Il libro nero del Risorgimento mafioso Fra banche, killer e amici degli amici
Molte verità scomode in «Borbonici, patrioti e criminali» di Enzo Ciconte
Rino Cammilleri – Mar, 03/01/2017
Sono note le vicende di Liborio Romano, già ministro di polizia borbonico, che praticamente sdoganò la camorra per favorire l’ingresso di Garibaldi a Napoli e il cambio di regime. Non era una novità. Lo stesso Napoleone non si era affidato a un Vidocq per l’ordine pubblico e i servizi segreti? E gli americani non avevano tirato fuori di galera il boss dei boss Lucky Luciano per assicurarsi un atterraggio morbido in Sicilia? Bando ai moralismi, quando c’è una guerra in corso, di qualunque genere, intanto si bada a vincerla, costi quel che costi, poi si vedrà.
Il problema sorge quando questo «poi» non arriva mai. Comunque, l’intreccio tra Risorgimento, mafie, camorre e ‘ndranghete effettivamente ci fu e lo indaga Enzo Ciconte, che insegna Storia della criminalità organizzata all’università Roma Tre (in Borbonici, patrioti e criminali. L’altra storia del Risorgimento, Salerno Editrice, pagg. 174, euro 12). Per dare il polso di un clima più diffuso di quanto si potrebbe pensare basterebbe considerare l’emblematica risposta che Antonio Starrabba marchese di Rudinì diede a Leopoldo Notarbartolo. Quest’ultimo era figlio di un cadavere eccellente, Emanuele Notarbartolo, vittima del primo omicidio politico-mafioso del nuovo Regno d’Italia. Leopoldo chiedeva al marchese giustizia per il padre ammazzato.
E il marchese, che al momento era primo ministro, gli disse papale papale: «Ma se lei sa con sicurezza che il colpevole è Raffaele Palizzolo perché non lo fa assassinare?». Non male per un presidente del Consiglio. Il morto era stato direttore del Banco di Sicilia e sindaco di Palermo. Palizzolo, deputato, era sospettato come mandante. Motivo dell’astio: affari & speculazioni, nulla di nuovo sotto il sole.
L’assassinio (sul treno) fu eseguito, tra gli altri, dal mafioso Giuseppe Fontana, l’1 febbraio 1893. Latitante, fu convinto a costituirsi. Arrivò dal questore seduto nella carrozza del principe di Mirto (con tanto di stemma di famiglia sulle portiere) e accompagnato da uno degli avvocati più prestigiosi. Fu tutta una cosa di siciliani, visto che siciliano era anche Crispi (e di Rudinì) che nel 1890 aveva commissariato il Banco di Sicilia ed estromesso il Notarbartolo mettendo in moto una serie di eventi. Il processo, nel 1889, dovette essere spostato a Milano per legittima suspicione.
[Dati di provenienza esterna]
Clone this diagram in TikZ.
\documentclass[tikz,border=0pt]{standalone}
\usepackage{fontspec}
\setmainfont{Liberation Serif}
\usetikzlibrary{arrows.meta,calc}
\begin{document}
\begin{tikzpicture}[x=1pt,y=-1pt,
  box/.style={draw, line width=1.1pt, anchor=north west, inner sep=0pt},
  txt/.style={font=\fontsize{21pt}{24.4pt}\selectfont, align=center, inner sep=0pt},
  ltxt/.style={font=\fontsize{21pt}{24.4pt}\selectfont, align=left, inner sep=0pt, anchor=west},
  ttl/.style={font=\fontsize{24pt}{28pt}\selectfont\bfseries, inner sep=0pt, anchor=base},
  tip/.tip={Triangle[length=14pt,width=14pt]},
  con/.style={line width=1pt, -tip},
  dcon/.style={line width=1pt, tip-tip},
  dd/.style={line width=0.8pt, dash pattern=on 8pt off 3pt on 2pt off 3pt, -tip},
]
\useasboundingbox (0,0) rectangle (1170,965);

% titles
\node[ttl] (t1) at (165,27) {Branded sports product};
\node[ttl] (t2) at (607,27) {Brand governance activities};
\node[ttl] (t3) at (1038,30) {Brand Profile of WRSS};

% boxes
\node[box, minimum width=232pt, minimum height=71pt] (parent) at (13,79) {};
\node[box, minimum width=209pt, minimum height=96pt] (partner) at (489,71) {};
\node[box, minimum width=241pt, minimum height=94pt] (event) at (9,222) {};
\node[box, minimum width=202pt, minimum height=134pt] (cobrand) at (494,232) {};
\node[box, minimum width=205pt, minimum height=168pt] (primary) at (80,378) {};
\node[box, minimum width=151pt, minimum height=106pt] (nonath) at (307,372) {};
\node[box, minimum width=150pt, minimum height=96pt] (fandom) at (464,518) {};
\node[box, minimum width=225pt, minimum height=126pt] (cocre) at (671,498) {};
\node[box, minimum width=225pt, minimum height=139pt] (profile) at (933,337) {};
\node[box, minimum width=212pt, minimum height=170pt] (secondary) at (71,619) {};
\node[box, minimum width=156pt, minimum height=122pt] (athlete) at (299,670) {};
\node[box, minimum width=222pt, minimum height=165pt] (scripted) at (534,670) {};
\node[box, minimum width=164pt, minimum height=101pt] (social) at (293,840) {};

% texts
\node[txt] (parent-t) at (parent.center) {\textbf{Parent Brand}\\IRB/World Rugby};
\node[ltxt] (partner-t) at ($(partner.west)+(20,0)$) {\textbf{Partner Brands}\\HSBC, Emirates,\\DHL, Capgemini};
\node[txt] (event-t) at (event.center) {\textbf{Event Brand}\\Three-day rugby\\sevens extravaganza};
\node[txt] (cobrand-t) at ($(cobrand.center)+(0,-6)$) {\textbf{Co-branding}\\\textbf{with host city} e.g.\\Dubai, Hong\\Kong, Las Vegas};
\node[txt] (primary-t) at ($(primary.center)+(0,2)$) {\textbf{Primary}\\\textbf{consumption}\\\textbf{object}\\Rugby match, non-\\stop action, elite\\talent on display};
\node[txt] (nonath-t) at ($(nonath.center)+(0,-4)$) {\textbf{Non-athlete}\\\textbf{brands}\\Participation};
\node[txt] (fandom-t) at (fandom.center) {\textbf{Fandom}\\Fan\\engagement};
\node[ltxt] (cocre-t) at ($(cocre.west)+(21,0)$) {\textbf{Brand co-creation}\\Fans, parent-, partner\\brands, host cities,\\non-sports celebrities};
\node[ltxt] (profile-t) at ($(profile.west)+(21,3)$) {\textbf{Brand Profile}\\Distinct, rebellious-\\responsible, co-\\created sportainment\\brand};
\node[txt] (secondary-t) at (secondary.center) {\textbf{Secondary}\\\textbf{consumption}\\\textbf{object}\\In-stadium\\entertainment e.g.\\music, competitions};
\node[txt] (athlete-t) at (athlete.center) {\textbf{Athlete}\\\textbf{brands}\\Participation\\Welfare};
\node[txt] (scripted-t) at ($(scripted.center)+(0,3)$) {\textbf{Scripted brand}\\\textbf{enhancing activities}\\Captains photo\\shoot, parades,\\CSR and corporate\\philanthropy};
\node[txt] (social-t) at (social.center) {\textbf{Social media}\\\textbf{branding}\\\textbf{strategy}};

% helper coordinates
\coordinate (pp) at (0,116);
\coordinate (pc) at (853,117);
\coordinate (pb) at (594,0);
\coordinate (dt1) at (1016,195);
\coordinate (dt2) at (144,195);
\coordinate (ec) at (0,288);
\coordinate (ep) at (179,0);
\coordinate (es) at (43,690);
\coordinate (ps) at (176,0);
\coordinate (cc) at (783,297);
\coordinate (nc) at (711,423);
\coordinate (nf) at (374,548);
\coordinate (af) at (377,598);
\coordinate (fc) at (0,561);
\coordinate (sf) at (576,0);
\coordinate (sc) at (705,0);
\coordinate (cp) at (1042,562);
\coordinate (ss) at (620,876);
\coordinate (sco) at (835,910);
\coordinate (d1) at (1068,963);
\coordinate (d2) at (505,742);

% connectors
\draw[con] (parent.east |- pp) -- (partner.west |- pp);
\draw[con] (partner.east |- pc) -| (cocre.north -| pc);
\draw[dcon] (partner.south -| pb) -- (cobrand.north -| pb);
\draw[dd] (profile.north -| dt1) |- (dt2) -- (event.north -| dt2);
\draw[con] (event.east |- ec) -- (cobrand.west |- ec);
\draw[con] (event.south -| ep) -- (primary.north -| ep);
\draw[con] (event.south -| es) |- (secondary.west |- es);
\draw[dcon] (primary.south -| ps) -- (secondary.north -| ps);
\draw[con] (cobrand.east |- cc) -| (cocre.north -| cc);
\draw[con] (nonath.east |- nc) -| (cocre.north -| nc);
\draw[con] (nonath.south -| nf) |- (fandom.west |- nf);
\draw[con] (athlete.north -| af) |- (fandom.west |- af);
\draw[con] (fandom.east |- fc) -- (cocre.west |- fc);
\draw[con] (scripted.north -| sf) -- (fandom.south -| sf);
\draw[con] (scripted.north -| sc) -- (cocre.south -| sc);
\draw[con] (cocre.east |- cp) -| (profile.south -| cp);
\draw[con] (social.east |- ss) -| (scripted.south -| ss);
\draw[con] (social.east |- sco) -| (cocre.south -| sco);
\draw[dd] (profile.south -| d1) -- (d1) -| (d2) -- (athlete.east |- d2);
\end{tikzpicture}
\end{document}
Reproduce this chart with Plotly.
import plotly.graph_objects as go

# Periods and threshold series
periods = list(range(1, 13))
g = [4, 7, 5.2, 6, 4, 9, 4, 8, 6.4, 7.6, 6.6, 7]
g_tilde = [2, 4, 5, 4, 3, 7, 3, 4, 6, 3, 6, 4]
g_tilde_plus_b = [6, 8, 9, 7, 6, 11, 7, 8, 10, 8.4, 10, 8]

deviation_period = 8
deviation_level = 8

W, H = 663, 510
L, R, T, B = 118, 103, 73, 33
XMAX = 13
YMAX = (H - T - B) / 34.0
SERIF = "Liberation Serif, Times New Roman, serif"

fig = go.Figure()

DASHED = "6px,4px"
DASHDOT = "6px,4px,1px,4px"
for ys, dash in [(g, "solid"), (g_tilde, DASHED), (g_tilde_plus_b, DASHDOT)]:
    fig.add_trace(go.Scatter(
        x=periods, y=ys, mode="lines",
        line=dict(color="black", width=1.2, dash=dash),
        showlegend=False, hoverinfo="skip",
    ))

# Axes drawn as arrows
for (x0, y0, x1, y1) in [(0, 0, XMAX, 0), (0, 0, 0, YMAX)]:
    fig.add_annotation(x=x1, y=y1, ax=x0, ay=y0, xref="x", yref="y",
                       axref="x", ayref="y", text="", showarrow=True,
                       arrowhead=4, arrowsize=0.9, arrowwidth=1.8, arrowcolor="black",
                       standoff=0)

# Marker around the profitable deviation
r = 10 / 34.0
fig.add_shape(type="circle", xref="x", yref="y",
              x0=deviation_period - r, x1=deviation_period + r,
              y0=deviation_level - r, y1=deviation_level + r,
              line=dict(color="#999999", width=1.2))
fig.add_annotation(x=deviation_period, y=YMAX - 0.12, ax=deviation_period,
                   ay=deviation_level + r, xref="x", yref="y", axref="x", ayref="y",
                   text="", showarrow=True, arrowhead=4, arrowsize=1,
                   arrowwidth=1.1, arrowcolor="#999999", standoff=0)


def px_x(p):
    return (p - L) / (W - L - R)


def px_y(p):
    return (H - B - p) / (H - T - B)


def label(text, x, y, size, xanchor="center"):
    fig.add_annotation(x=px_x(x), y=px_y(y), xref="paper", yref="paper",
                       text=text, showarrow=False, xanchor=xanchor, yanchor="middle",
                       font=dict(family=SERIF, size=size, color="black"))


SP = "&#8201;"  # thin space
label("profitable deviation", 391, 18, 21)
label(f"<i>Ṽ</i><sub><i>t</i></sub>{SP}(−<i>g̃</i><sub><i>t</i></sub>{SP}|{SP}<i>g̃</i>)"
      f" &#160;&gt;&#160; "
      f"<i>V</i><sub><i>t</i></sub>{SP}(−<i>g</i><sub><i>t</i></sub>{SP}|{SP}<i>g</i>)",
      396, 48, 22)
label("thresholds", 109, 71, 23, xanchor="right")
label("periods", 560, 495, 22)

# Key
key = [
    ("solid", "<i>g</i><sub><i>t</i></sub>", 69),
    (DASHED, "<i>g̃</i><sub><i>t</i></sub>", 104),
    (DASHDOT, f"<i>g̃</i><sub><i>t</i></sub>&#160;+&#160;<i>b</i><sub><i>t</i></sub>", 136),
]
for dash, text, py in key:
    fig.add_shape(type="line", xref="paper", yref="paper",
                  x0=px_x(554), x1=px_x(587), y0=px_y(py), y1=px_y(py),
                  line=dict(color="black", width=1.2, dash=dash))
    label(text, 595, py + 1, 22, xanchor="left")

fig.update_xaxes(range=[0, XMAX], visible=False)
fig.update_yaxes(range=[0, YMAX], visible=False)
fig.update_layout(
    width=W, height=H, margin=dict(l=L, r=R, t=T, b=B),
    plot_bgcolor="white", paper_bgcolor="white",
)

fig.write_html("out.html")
Un ispettore di polizia fu addirittura arrestato in aula per aver depistato le indagini e occultato prove. Quando fu deciso l’arresto del Palizzolo, il presidente della Camera, Luigi Pelloux, dovette far sospendere le comunicazioni telegrafiche con la Sicilia per evitare che il Palizzolo venisse avvertito per tempo. Qualcuno osservò che Pelloux e Notarbartolo erano stati vecchi amici di famiglia. La difesa (il procuratore generale del re) la buttò subito in politica e lanciò uno slogan destinato a un lungo avvenire: «la mafia non esiste». Non era il solo. Anche alti gradi della magistratura convenivano che la «mafia» era una scusa per affondare avversari politici. Processo spostato a Bologna, Palizzolo condannato. Condanna annullata in Cassazione. Nuovo processo a Firenze, Palizzolo assolto.
La verità? «Che cos’è la verità?», disse Pilato a Gesù. Eccone uno scampolo: «I calabresi durante l’epopea risorgimentale sono descritti come fieri, orgogliosi, eroici perché si ribellano ai Borbone». Poi, dopo l’Unità, diventano «selvaggi, barbari, briganti perché fronteggiano le truppe italiane e si ribellano al modo di comportarsi dei piemontesi».